Figure scripts:
+===+
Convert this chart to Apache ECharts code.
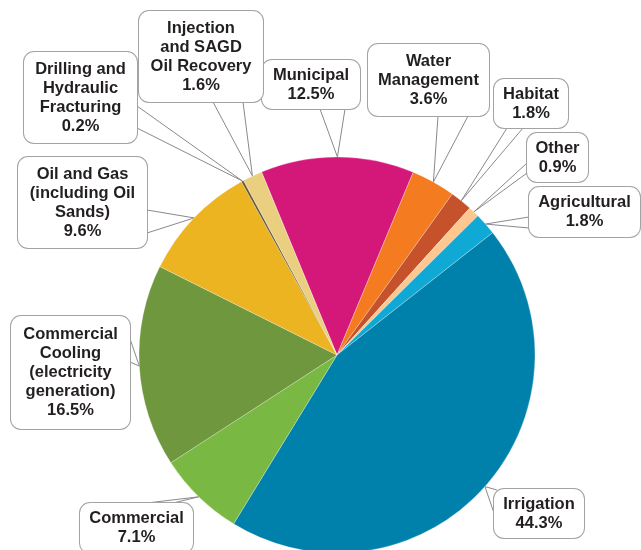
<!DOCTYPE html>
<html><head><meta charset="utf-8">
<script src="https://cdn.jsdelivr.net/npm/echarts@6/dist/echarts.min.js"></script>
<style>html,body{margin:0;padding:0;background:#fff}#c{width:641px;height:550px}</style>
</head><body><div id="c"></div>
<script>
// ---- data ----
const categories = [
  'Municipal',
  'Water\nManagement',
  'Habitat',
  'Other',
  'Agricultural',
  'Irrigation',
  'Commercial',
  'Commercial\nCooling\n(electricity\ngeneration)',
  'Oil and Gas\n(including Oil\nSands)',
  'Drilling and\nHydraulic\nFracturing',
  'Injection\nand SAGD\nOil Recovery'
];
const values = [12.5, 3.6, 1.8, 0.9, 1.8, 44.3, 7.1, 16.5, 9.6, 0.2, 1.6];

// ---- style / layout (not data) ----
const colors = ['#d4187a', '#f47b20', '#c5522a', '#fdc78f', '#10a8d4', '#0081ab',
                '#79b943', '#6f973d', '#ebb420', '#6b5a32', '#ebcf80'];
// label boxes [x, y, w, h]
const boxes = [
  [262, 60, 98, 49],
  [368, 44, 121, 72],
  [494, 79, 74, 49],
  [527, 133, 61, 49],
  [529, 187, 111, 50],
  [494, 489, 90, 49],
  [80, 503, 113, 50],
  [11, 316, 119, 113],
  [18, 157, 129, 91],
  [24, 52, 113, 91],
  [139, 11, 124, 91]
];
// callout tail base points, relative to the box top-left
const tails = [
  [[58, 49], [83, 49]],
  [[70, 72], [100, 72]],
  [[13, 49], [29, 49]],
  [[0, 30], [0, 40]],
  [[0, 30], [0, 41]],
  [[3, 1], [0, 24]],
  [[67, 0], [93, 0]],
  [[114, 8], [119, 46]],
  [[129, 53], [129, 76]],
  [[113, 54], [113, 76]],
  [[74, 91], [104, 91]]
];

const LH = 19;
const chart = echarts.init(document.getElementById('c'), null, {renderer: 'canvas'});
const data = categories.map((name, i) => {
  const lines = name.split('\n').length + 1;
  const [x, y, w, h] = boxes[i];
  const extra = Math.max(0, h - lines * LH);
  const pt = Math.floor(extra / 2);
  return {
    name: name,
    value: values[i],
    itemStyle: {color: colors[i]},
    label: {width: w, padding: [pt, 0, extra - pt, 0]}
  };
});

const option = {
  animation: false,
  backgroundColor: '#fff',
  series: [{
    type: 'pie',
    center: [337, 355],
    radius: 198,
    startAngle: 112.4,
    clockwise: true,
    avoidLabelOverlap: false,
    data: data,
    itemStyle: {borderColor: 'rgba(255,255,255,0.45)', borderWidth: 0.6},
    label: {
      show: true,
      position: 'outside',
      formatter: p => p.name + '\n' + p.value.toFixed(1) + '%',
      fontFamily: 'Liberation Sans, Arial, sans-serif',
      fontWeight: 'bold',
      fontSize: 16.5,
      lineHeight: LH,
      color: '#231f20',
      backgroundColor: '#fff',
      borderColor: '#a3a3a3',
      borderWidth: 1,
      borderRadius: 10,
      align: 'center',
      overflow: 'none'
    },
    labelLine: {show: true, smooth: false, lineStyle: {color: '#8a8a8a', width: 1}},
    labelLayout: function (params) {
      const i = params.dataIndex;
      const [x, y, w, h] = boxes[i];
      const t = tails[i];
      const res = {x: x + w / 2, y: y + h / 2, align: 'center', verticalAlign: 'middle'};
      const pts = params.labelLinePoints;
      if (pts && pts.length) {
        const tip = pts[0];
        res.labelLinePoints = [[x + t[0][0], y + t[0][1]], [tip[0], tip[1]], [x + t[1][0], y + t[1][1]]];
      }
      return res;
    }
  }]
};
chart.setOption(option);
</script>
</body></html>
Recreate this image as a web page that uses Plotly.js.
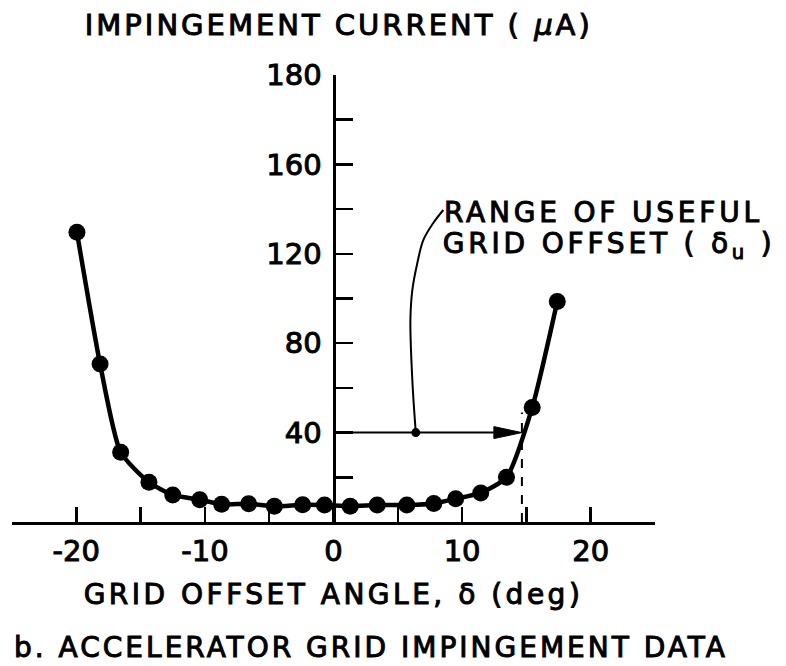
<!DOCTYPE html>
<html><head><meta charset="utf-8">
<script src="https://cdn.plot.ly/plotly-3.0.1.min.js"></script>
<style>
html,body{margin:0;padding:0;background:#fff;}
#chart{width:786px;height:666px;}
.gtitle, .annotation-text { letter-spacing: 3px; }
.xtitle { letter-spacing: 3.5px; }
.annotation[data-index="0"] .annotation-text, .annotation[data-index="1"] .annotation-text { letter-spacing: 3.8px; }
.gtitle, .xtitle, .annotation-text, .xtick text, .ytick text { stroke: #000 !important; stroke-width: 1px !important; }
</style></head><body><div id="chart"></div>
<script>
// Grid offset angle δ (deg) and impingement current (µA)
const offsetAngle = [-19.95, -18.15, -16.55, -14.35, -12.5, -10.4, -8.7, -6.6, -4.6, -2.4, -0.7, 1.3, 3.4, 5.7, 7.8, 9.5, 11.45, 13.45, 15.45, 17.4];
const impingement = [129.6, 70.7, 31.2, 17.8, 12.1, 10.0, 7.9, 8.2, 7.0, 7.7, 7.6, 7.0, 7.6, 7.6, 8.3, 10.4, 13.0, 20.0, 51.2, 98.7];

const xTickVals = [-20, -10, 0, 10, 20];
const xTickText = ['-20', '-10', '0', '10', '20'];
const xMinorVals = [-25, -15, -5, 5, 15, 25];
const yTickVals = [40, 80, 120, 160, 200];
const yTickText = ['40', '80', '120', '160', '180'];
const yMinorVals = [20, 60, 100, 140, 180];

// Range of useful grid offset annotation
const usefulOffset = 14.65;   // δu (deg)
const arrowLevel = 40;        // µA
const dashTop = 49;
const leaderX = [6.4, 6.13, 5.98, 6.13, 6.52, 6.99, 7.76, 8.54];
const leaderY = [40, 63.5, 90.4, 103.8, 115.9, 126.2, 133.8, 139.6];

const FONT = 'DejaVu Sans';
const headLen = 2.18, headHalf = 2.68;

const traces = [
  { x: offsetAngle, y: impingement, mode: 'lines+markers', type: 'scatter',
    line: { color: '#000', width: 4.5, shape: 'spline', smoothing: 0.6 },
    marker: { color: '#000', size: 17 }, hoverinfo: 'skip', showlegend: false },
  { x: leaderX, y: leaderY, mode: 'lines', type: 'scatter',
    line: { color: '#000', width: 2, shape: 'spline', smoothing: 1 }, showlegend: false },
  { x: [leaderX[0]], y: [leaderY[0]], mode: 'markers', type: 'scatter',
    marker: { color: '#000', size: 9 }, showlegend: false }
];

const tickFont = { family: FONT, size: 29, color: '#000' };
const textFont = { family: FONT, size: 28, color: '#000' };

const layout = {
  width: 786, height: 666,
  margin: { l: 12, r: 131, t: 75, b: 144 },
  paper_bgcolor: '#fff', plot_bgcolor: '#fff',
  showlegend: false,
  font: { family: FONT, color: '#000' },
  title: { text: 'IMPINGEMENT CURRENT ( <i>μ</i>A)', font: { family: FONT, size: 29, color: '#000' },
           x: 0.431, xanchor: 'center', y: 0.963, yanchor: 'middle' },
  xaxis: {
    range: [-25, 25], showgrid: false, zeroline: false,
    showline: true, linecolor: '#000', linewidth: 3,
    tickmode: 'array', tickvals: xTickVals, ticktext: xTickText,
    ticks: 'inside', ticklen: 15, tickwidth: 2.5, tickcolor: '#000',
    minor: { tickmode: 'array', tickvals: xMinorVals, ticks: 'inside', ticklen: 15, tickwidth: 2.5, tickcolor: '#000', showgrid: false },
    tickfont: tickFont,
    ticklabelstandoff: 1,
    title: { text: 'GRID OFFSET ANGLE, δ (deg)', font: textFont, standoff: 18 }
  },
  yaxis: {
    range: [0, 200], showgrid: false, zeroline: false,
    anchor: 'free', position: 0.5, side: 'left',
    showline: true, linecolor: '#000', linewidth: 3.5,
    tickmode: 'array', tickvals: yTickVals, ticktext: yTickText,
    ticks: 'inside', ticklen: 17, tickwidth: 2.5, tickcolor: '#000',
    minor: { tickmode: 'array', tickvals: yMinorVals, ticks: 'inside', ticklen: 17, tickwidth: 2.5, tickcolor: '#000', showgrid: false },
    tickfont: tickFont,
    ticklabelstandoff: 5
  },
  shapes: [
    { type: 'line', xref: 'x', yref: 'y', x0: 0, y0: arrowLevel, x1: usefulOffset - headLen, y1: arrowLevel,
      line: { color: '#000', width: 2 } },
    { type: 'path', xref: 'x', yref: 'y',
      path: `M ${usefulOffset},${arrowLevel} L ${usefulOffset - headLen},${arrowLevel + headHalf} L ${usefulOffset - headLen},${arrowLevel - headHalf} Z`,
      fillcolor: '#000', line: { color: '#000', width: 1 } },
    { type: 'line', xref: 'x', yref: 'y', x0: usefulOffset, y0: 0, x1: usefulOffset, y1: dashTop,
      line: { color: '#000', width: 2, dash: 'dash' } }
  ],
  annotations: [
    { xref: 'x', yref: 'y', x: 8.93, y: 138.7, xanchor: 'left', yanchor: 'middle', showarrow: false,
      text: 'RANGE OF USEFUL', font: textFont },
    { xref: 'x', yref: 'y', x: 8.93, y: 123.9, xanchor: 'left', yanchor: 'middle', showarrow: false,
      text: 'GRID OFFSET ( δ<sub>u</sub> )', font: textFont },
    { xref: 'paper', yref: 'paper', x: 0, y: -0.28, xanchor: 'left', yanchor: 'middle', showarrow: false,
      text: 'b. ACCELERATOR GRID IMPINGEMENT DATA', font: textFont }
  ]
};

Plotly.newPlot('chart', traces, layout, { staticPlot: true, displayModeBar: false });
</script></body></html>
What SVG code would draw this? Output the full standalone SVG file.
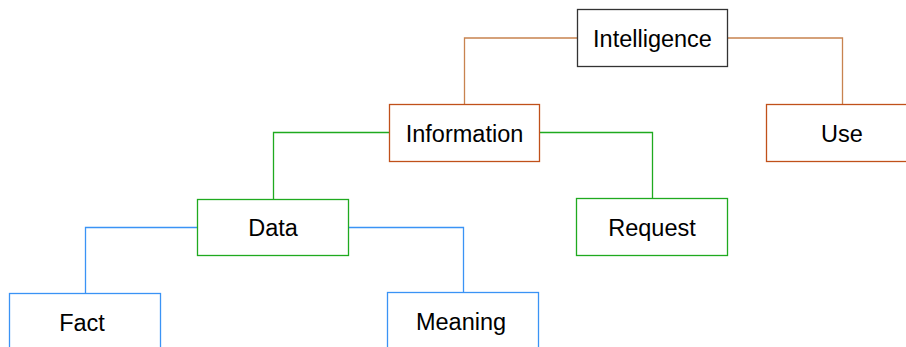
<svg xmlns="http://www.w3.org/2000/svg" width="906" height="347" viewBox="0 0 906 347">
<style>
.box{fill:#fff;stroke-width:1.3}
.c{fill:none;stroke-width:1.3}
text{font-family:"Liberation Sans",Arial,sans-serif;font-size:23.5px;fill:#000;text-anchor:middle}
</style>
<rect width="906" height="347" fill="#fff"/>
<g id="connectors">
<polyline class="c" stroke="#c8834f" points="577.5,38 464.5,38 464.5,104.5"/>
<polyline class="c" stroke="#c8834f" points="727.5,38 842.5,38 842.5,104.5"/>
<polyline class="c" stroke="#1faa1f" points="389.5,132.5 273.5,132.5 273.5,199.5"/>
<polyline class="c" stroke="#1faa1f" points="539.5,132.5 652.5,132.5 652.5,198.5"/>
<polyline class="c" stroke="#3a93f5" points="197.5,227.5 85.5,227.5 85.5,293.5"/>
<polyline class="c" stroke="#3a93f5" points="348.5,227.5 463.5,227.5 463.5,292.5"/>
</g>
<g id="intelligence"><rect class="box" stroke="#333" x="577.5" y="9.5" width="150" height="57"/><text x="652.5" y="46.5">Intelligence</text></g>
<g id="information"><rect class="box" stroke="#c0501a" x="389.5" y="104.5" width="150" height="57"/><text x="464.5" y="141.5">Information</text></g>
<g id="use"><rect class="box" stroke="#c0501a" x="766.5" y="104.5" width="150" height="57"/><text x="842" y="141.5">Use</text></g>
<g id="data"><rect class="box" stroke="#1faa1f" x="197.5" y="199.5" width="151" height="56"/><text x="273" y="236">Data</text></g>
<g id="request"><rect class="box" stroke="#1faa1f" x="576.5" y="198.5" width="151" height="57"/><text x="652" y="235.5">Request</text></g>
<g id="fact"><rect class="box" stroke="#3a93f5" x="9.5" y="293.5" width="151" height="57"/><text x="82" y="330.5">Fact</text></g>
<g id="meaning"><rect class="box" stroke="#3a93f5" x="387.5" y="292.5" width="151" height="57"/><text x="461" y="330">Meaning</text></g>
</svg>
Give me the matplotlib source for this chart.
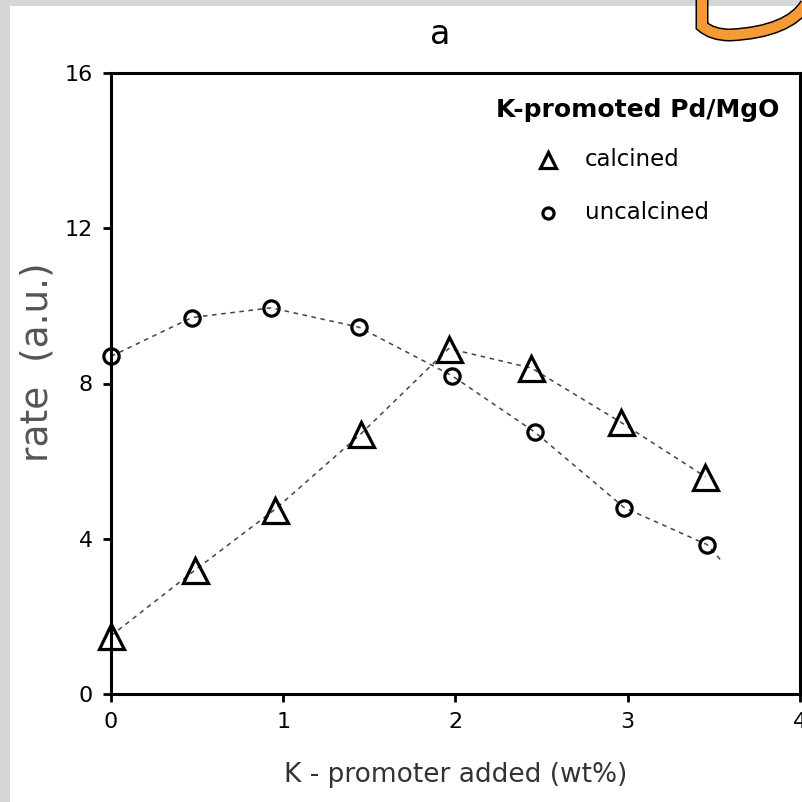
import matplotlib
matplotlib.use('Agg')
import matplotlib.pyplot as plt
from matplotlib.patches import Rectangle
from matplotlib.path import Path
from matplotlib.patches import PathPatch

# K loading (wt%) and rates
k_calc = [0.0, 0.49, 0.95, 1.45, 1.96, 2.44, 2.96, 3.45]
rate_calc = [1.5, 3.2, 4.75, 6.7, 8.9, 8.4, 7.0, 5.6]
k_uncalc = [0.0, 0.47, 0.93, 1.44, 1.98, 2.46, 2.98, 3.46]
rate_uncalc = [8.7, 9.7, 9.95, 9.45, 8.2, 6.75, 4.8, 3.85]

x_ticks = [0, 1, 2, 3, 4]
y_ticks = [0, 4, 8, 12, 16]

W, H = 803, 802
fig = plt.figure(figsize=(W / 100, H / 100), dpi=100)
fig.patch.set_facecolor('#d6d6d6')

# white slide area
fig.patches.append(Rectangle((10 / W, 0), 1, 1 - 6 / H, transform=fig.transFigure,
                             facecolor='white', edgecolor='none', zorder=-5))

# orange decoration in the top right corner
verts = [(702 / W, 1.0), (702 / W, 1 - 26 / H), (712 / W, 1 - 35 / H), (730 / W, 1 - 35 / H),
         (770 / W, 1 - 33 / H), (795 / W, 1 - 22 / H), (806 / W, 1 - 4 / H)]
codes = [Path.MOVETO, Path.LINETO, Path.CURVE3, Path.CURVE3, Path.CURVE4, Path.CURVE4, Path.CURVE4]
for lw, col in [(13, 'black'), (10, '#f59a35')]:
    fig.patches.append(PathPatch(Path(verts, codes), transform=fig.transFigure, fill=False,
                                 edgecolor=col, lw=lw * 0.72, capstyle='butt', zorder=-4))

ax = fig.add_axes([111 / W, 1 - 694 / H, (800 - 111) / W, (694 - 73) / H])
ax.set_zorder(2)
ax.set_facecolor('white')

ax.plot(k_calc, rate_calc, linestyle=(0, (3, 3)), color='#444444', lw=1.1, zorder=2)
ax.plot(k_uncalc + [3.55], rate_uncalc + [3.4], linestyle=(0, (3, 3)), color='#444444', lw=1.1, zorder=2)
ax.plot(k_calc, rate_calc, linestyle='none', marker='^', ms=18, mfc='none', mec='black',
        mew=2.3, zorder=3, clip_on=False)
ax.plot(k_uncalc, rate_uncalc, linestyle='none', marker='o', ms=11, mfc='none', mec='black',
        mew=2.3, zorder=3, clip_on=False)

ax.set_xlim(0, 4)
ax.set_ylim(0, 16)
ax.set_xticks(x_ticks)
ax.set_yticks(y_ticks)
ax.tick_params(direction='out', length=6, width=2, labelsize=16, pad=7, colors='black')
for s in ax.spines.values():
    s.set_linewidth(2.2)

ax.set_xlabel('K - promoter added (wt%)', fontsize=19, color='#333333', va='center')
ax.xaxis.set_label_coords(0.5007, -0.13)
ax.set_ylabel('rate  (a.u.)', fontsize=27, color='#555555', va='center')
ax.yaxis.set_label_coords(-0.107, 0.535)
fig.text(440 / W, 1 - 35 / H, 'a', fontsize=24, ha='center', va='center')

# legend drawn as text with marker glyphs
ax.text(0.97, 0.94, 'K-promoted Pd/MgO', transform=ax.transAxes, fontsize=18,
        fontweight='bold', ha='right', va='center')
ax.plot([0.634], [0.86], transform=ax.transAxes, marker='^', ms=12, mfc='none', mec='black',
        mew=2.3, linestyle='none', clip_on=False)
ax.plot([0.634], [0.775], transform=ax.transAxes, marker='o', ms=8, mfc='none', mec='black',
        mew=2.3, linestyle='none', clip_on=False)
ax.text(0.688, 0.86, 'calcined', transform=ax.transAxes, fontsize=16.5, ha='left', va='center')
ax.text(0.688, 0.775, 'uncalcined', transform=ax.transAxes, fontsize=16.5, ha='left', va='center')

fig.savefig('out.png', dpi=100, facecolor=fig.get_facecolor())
+===+
Problem description:
From the records above, copy only the lines running from the line holding "Give me the matplotlib source for this chart." through the line holding "facecolor='white', edgecolor='none', zorder=-5))", with no pictures.

Worked answer:
Give me the matplotlib source for this chart.
import matplotlib
matplotlib.use('Agg')
import matplotlib.pyplot as plt
from matplotlib.patches import Rectangle
from matplotlib.path import Path
from matplotlib.patches import PathPatch

# K loading (wt%) and rates
k_calc = [0.0, 0.49, 0.95, 1.45, 1.96, 2.44, 2.96, 3.45]
rate_calc = [1.5, 3.2, 4.75, 6.7, 8.9, 8.4, 7.0, 5.6]
k_uncalc = [0.0, 0.47, 0.93, 1.44, 1.98, 2.46, 2.98, 3.46]
rate_uncalc = [8.7, 9.7, 9.95, 9.45, 8.2, 6.75, 4.8, 3.85]

x_ticks = [0, 1, 2, 3, 4]
y_ticks = [0, 4, 8, 12, 16]

W, H = 803, 802
fig = plt.figure(figsize=(W / 100, H / 100), dpi=100)
fig.patch.set_facecolor('#d6d6d6')

# white slide area
fig.patches.append(Rectangle((10 / W, 0), 1, 1 - 6 / H, transform=fig.transFigure,
                             facecolor='white', edgecolor='none', zorder=-5))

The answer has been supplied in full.